I read How to be an Anti-Racist around this time last year. I read it for three reasons. First, it was obviously topical with all the BLM protests going on. Second, I had heard of this book before and it was at or near the top of the best-seller list, which made it a logical candidate for random reading. Third, and this was more important than I care to admit, I read a review of Kendi's book that was so negative that I thought there was no way that the author was describing Kendi's views accurately. It seemed to me that Kendi was probably having his positions consistently misstated and I thought it was worthwhile to learn more about his opinions in his own words instead of relying on others.
I was wrong. His book really is that bad. Whatever random quotes you've seen pulled from it probably do actually provide a pretty accurate picture of Kendi's argument. In fact, Kendi doesn't really present an "argument" as much as he just strings together a bunch of declarative sentences, most of which are just raw assertions with no real logical force behind any of them. This sounds like an odd thing to say about an academic, but I'm honestly sure that Kendi truly understands what circular reasoning is -- I mean, I'm sure he could define what that is, but he doesn't seem to think that it's a concept that applies to him as well as other people.
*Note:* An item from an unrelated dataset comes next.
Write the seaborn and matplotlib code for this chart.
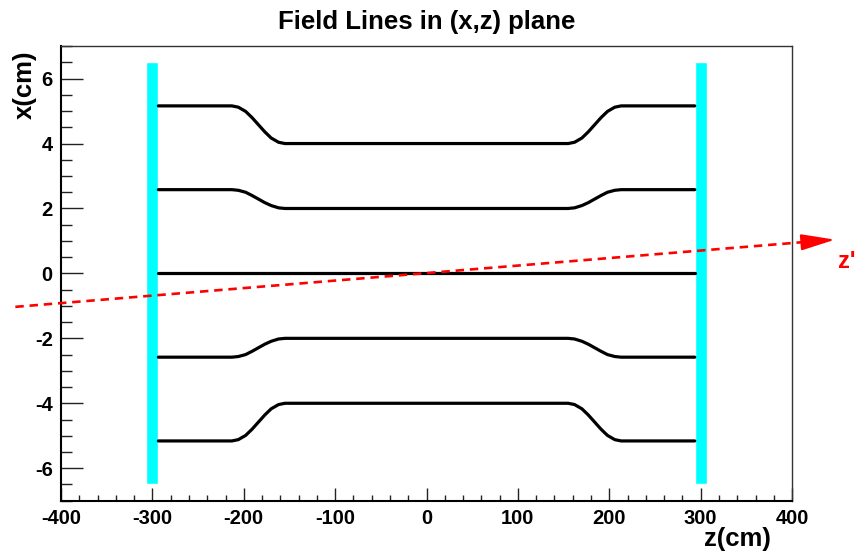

(About half the book is autobiographical, so to be fair, it's not really intended to be a deeply-argued polemic. But it doesn't even make a token effort to actually support any of its arguments).
Kendi's book is only tangentially connected to CRT. Real CRT scholars would not consider Kendi one of their own, and Kendi would not consider himself a CRT scholar, so there's agreement there. That said, Kendi's "thesis" (we're using the term very loosely here) is that all observed disparities between racial groups must be caused by racism (1). That's at least CRT-adjacent, but it's like a very dumb person's view of what CRT is, not what steel-manned CRT argues.
1. I know it sounds like I'm strawmanning him, but trust me, that's really his position and I didn't believe it either until I read the book.